Gold pendant depicting a
ruler
Mixtec, AD 900-1521
From
Tehuantepec, Oaxaca, Mexico
This pendant represents a nobleman wearing a
necklace, earrings and a lip plug from which hangs a mask with
three suspended bells. He carries a staff in his right hand and a
shield in the left.
The
pendant was found, together with three other gold objects, in
Tehuantepec while carrying out building works at a private house in
the 1870s. This object and one with a head from which hang four
chains, with three links and a bell each (Ethno +1669) were
acquired by the British Museum in the 1880s. The other two went to
the Museum für Völkerkunde, in
Berlin
Also in Oaxaca, at
Monte Albán, 121 gold objects were found in a rich tomb. Pendants
similar to this one, rings, ear and lip plugs, discs and other
types of jewellery, were placed as burial offerings together with
highly prized objects made of shell, obsidian, jade, crystal rock,
tecali (a translucent stone) and other precious
materials.
A
sixteenth-century Spanish friar, Bernardino de Sahagún, described
the techniques employed by indigenous metalsmiths, including the
lost-wax
method, used to cast this pendant. The skills
exhibited by these talented artisans were greatly admired by the
Spaniards and other Renaissance Europeans.

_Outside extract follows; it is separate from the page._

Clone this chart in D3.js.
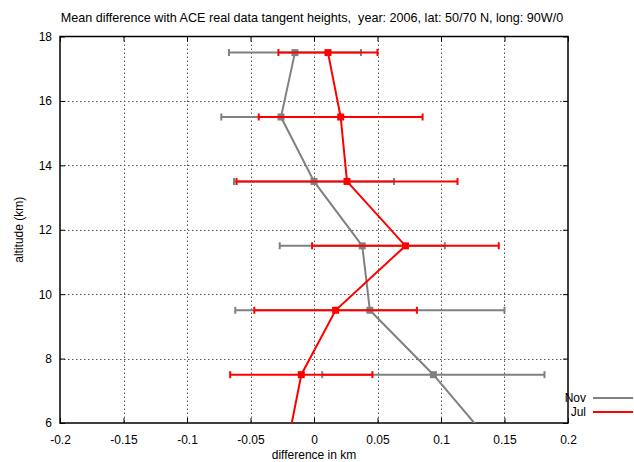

S. La Niece and N. Meeks, 'Diversity of goldsmithing traditions in the Americas and the Old World' in Precolumbian Gold: technology, (London, The British Museum Press, 2000), pp. 220-39
A. Caso, 'Lapidary work, goldwork and copperwork from Oaxaca' in Handbook of Middle American In, 3 (2) (University of Texas Press, 1965)
A. Caso, El tesoro de Monte Alban (Mexico, Instituto Nacional de Antropoligía e Historia / SEP, 1969)
C. McEwan, Ancient Mexico in the British (London, The British Museum Press, 1994)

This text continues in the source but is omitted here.